A bypass turbojet engine for transport airplane propulsion comprises a fan, generally on the upstream side, delivering an annular airflow with a primary central annular part which supplies air to the engine that drives the fan and a secondary external annular part which is ejected to the atmosphere thereby providing a significant proportion of the thrust. The fan is contained inside a casing which delimits the secondary or bypass flow. A structural element of the engine known as the intermediate casing comprises a hub supporting the shafts that connect the various rotors, an outer annular casing and radial connecting arms connecting these casings together. The radial arms transmit some of the forces between the engine and its support. At the present time a ring of guide vanes is usually fitted, in the engines, between the fan rotor and the arms of the intermediate casing, in order to straighten the secondary flow along the axis of the engine. These vanes are generally known by their abbreviation OGV which stands for Outlet Guide Vanes.

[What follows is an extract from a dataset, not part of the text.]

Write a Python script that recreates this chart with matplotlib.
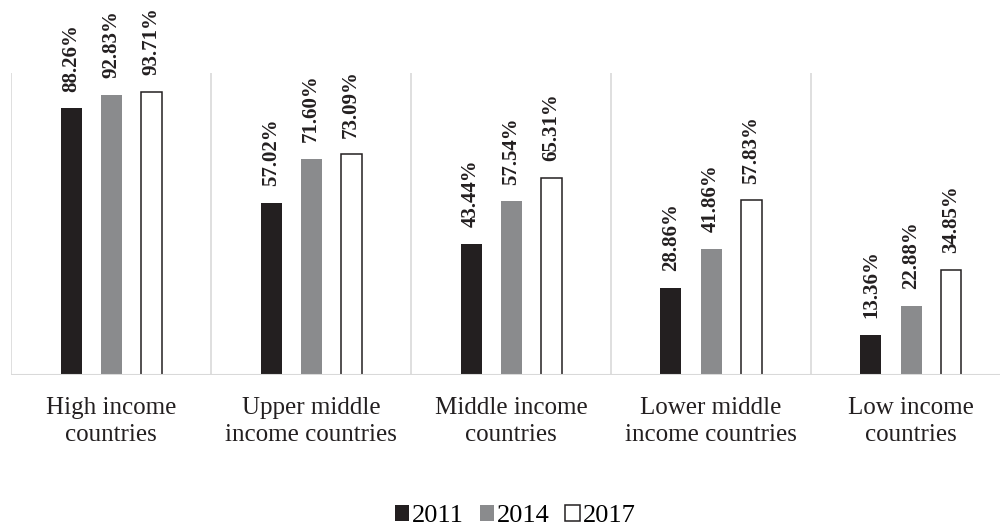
import numpy as np
import matplotlib.pyplot as plt

plt.rcParams['font.family'] = ['Liberation Serif', 'DejaVu Serif']

categories = ["High income\ncountries", "Upper middle\nincome countries", "Middle income\ncountries",
              "Lower middle\nincome countries", "Low income\ncountries"]
years = ["2011", "2014", "2017"]
v2011 = [88.26, 57.02, 43.44, 28.86, 13.36]
v2014 = [92.83, 71.60, 57.54, 41.86, 22.88]
v2017 = [93.71, 73.09, 65.31, 57.83, 34.85]

fig = plt.figure(figsize=(10, 5.32), dpi=100)
ax = fig.add_axes([0.011, 0.2951, 1.0, 0.5677])

x = np.arange(len(categories))
styles = [dict(color="#231f20"), dict(color="#8a8b8d"),
          dict(facecolor="white", edgecolor="#231f20", linewidth=1.1)]
for k, (vals, yr) in enumerate(zip([v2011, v2014, v2017], years)):
    bars = ax.bar(x + (k - 1) * 0.2, vals, 0.105, label=yr, **styles[k])
    for b, v in zip(bars, vals):
        ax.annotate(f"{v:.2f}%", (b.get_x() + b.get_width() / 2, v),
                    xytext=(0, 12), textcoords="offset points",
                    rotation=90, ha="center", va="bottom",
                    fontsize=15, fontweight="bold", color="#231f20")

ax.set_xlim(-0.5, 4.5)
ax.set_ylim(0, 100)
for s in ax.spines.values():
    s.set_visible(False)
ax.vlines(np.arange(len(categories)) - 0.5, 0, 100, color="#d9d9d9", linewidth=1.2)
ax.axhline(0, color="#d9d9d9", linewidth=1.5)
ax.set_yticks([])
ax.set_xticks(x)
ax.set_xticklabels(categories, fontsize=18, color="#231f20", linespacing=1.3)
ax.tick_params(axis="x", length=0, pad=16)

fig.legend(loc="center", bbox_to_anchor=(0.515, 0.03), ncol=3, frameon=False,
           fontsize=19, handlelength=0.55, handleheight=0.55, handletextpad=0.1,
           columnspacing=0.6, borderpad=0)

fig.savefig("out.png", dpi=100)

Recently, engines have been developed in which the connecting arms act as flow straighteners straightening the flow downstream of the fan. This flow straightening function means that there needs to be a high number of arms and of OGVs, of the order of 30 to 50 of them in a bypass engine with 18 to 24 blades on the fan rotor, and therefore of a relatively small maximum thickness. In this example, the maximum thickness of the OGVs is 10 to 15 mm. In the case of certain arms it may exceed 100 mm. This arrangement, which also allows the flow straightener vanes to be kept away from the rotor blades thus improving fan efficiency by the order of 0.3 to 0.4 of a point in the case of engines with a high bypass ratio, has a favorable effect on the magnitude of the mechanisms of interaction between flow and cascade of guide vanes. It is at this cascade that noise is generated as a result of the impact of fluctuations in speed and in pressure on the vanes and which are caused by the unsteady flow. It should also be emphasized that the choice of the number of flow straightening vanes is already guided by acoustic criteria applied at the design stage with a view to reducing the noise at source. This criterion results in there being at least twice as many stator vanes as there are rotor blades in order to be able to cut out the acoustic modes generated by the interaction of the wake from the rotor on the stator at the rotor blade sweep frequency. This recommendation is applied fairly systematically to the design of any fan.